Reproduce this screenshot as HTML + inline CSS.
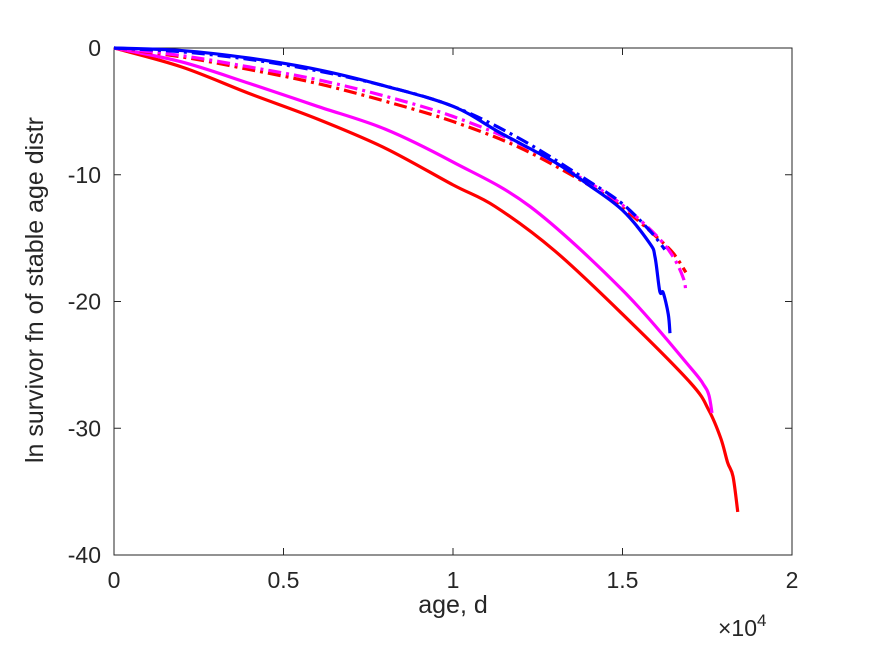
<!DOCTYPE html>
<html><head><meta charset="utf-8"><style>body{margin:0;background:#fff}svg text{font-family:"Liberation Sans",sans-serif;fill:#262626}</style></head>
<body>
<svg id="c" width="875" height="656" xmlns="http://www.w3.org/2000/svg"></svg>
<script>
const xTicks=[0,0.5,1,1.5,2];
const xTickLabels=["0","0.5","1","1.5","2"];
const yTicks=[0,-10,-20,-30,-40];
const yTickLabels=["0","-10","-20","-30","-40"];
const blueSolid=[[0,0],[0.2,-0.2],[0.4,-0.8],[0.6,-1.7],[0.8,-3.0],[1.0,-4.6],[1.14,-6.7],[1.3,-9.0],[1.4,-10.8],[1.5,-12.8],[1.58,-15.4],[1.596,-16.5],[1.61,-19.2],[1.62,-19.3],[1.635,-21],[1.64,-22.5]];
const blueDash=[[0,0],[0.2,-0.3],[0.4,-0.9],[0.6,-1.8],[0.8,-3.0],[1.0,-4.6],[1.2,-7.2],[1.4,-10.5],[1.5,-12.3],[1.58,-14.4],[1.625,-15.9]];
const magentaDash=[[0,0],[0.2,-0.6],[0.4,-1.5],[0.6,-2.5],[0.8,-3.8],[1.0,-5.4],[1.2,-7.6],[1.4,-10.6],[1.5,-12.4],[1.6,-14.8],[1.65,-16.5],[1.68,-18.2],[1.687,-19.3]];
const redDash=[[0,0],[0.2,-0.7],[0.4,-1.7],[0.6,-2.8],[0.8,-4.2],[1.0,-5.8],[1.2,-7.9],[1.4,-10.8],[1.5,-12.6],[1.6,-14.9],[1.65,-16.2],[1.687,-17.7]];
const magentaSolid=[[0,0],[0.2,-1.1],[0.4,-2.8],[0.6,-4.6],[0.8,-6.4],[1.0,-9.0],[1.227,-12.5],[1.5,-19.1],[1.7,-25.2],[1.74,-26.6],[1.755,-27.4],[1.764,-28.8]];
const redSolid=[[0,0],[0.2,-1.5],[0.4,-3.6],[0.6,-5.6],[0.8,-7.9],[1.0,-10.8],[1.124,-12.5],[1.3,-16.0],[1.5,-21.0],[1.7,-26.4],[1.755,-28.6],[1.79,-30.8],[1.81,-32.7],[1.826,-33.8],[1.84,-36.6]];
const X0=114,X1=792,Y0=48,Y1=555;
const sx=v=>X0+(v-0)/(2-0)*(X1-X0);
const sy=v=>Y0+(0-v)/(0+40)*(Y1-Y0);
const svg=document.getElementById('c');
const NS="http://www.w3.org/2000/svg";
function mk(t,a){const e=document.createElementNS(NS,t);for(const k in a)e.setAttribute(k,a[k]);svg.appendChild(e);return e;}
let r=mk('rect',{x:X0,y:Y0,width:X1-X0,height:Y1-Y0,fill:'#fff',stroke:'#262626','stroke-width':1});


xTicks.forEach((t,i)=>{
 const x=sx(t);
 let l=mk('path',{d:`M${x},${Y1}v-7M${x},${Y0}v7`,stroke:'#262626','stroke-width':1});
 
 
 let tx=mk('text',{x:x,y:588,'font-size':23,'text-anchor':'middle'});tx.textContent=xTickLabels[i];
 
 
});
yTicks.forEach((t,i)=>{
 const y=sy(t);
 let l=mk('path',{d:`M${X0},${y}h7M${X1},${y}h-7`,stroke:'#262626','stroke-width':1});
 
 
 let tx=mk('text',{x:101,y:y+8,'font-size':23,'text-anchor':'end'});tx.textContent=yTickLabels[i];
 
 
});
function smooth(d){
 const p=d.map(q=>[sx(q[0]),sy(q[1])]);
 let s='M'+p[0][0]+','+p[0][1];
 for(let i=0;i<p.length-1;i++){
  const a=p[Math.max(0,i-1)],b=p[i],c=p[i+1],e=p[Math.min(p.length-1,i+2)];
  const c1=[b[0]+(c[0]-a[0])/6,b[1]+(c[1]-a[1])/6],c2=[c[0]-(e[0]-b[0])/6,c[1]-(e[1]-b[1])/6];
  s+=`C${c1[0]},${c1[1]} ${c2[0]},${c2[1]} ${c[0]},${c[1]}`;
 }
 return s;
}
function line(d,c,dash,name){
 const p=mk('path',{d:smooth(d),fill:'none',stroke:c,'stroke-width':3.2,'stroke-linejoin':'round'});
 if(dash)p.setAttribute('stroke-dasharray','13,5,3,5');
 
 
}
line(redSolid,'#ff0000',false,'red-solid-line');
line(magentaSolid,'#ff00ff',false,'magenta-solid-line');
line(redDash,'#ff0000',true,'red-dashdot-line');
line(magentaDash,'#ff00ff',true,'magenta-dashdot-line');
line(blueDash,'#0000ff',true,'blue-dashdot-line');
line(blueSolid,'#0000ff',false,'blue-solid-line');
let xl=mk('text',{x:453,y:613,'font-size':25,'text-anchor':'middle'});xl.textContent='age, d';


let ex=mk('text',{x:718,y:636,'font-size':23});ex.innerHTML='×10<tspan dy="-10" font-size="17">4</tspan>';


let yl=mk('text',{x:0,y:0,'font-size':25,'text-anchor':'middle',transform:'translate(43,290) rotate(-90)'});yl.textContent='ln survivor fn of stable age distr';


</script>
</body></html>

—————

_TASK DETAILS_
Reproduce the listing word for word and omit its pictures.

_SOLUTION_
Reproduce this screenshot as HTML + inline CSS.
<!DOCTYPE html>
<html><head><meta charset="utf-8"><style>body{margin:0;background:#fff}svg text{font-family:"Liberation Sans",sans-serif;fill:#262626}</style></head>
<body>
<svg id="c" width="875" height="656" xmlns="http://www.w3.org/2000/svg"></svg>
<script>
const xTicks=[0,0.5,1,1.5,2];
const xTickLabels=["0","0.5","1","1.5","2"];
const yTicks=[0,-10,-20,-30,-40];
const yTickLabels=["0","-10","-20","-30","-40"];
const blueSolid=[[0,0],[0.2,-0.2],[0.4,-0.8],[0.6,-1.7],[0.8,-3.0],[1.0,-4.6],[1.14,-6.7],[1.3,-9.0],[1.4,-10.8],[1.5,-12.8],[1.58,-15.4],[1.596,-16.5],[1.61,-19.2],[1.62,-19.3],[1.635,-21],[1.64,-22.5]];
const blueDash=[[0,0],[0.2,-0.3],[0.4,-0.9],[0.6,-1.8],[0.8,-3.0],[1.0,-4.6],[1.2,-7.2],[1.4,-10.5],[1.5,-12.3],[1.58,-14.4],[1.625,-15.9]];
const magentaDash=[[0,0],[0.2,-0.6],[0.4,-1.5],[0.6,-2.5],[0.8,-3.8],[1.0,-5.4],[1.2,-7.6],[1.4,-10.6],[1.5,-12.4],[1.6,-14.8],[1.65,-16.5],[1.68,-18.2],[1.687,-19.3]];
const redDash=[[0,0],[0.2,-0.7],[0.4,-1.7],[0.6,-2.8],[0.8,-4.2],[1.0,-5.8],[1.2,-7.9],[1.4,-10.8],[1.5,-12.6],[1.6,-14.9],[1.65,-16.2],[1.687,-17.7]];
const magentaSolid=[[0,0],[0.2,-1.1],[0.4,-2.8],[0.6,-4.6],[0.8,-6.4],[1.0,-9.0],[1.227,-12.5],[1.5,-19.1],[1.7,-25.2],[1.74,-26.6],[1.755,-27.4],[1.764,-28.8]];
const redSolid=[[0,0],[0.2,-1.5],[0.4,-3.6],[0.6,-5.6],[0.8,-7.9],[1.0,-10.8],[1.124,-12.5],[1.3,-16.0],[1.5,-21.0],[1.7,-26.4],[1.755,-28.6],[1.79,-30.8],[1.81,-32.7],[1.826,-33.8],[1.84,-36.6]];
const X0=114,X1=792,Y0=48,Y1=555;
const sx=v=>X0+(v-0)/(2-0)*(X1-X0);
const sy=v=>Y0+(0-v)/(0+40)*(Y1-Y0);
const svg=document.getElementById('c');
const NS="http://www.w3.org/2000/svg";
function mk(t,a){const e=document.createElementNS(NS,t);for(const k in a)e.setAttribute(k,a[k]);svg.appendChild(e);return e;}
let r=mk('rect',{x:X0,y:Y0,width:X1-X0,height:Y1-Y0,fill:'#fff',stroke:'#262626','stroke-width':1});


xTicks.forEach((t,i)=>{
 const x=sx(t);
 let l=mk('path',{d:`M${x},${Y1}v-7M${x},${Y0}v7`,stroke:'#262626','stroke-width':1});
 
 
 let tx=mk('text',{x:x,y:588,'font-size':23,'text-anchor':'middle'});tx.textContent=xTickLabels[i];
 
 
});
yTicks.forEach((t,i)=>{
 const y=sy(t);
 let l=mk('path',{d:`M${X0},${y}h7M${X1},${y}h-7`,stroke:'#262626','stroke-width':1});
 
 
 let tx=mk('text',{x:101,y:y+8,'font-size':23,'text-anchor':'end'});tx.textContent=yTickLabels[i];
 
 
});
function smooth(d){
 const p=d.map(q=>[sx(q[0]),sy(q[1])]);
 let s='M'+p[0][0]+','+p[0][1];
 for(let i=0;i<p.length-1;i++){
  const a=p[Math.max(0,i-1)],b=p[i],c=p[i+1],e=p[Math.min(p.length-1,i+2)];
  const c1=[b[0]+(c[0]-a[0])/6,b[1]+(c[1]-a[1])/6],c2=[c[0]-(e[0]-b[0])/6,c[1]-(e[1]-b[1])/6];
  s+=`C${c1[0]},${c1[1]} ${c2[0]},${c2[1]} ${c[0]},${c[1]}`;
 }
 return s;
}
function line(d,c,dash,name){
 const p=mk('path',{d:smooth(d),fill:'none',stroke:c,'stroke-width':3.2,'stroke-linejoin':'round'});
 if(dash)p.setAttribute('stroke-dasharray','13,5,3,5');
 
 
}
line(redSolid,'#ff0000',false,'red-solid-line');
line(magentaSolid,'#ff00ff',false,'magenta-solid-line');
line(redDash,'#ff0000',true,'red-dashdot-line');
line(magentaDash,'#ff00ff',true,'magenta-dashdot-line');
line(blueDash,'#0000ff',true,'blue-dashdot-line');
line(blueSolid,'#0000ff',false,'blue-solid-line');
let xl=mk('text',{x:453,y:613,'font-size':25,'text-anchor':'middle'});xl.textContent='age, d';


let ex=mk('text',{x:718,y:636,'font-size':23});ex.innerHTML='×10<tspan dy="-10" font-size="17">4</tspan>';


let yl=mk('text',{x:0,y:0,'font-size':25,'text-anchor':'middle',transform:'translate(43,290) rotate(-90)'});yl.textContent='ln survivor fn of stable age distr';


</script>
</body></html>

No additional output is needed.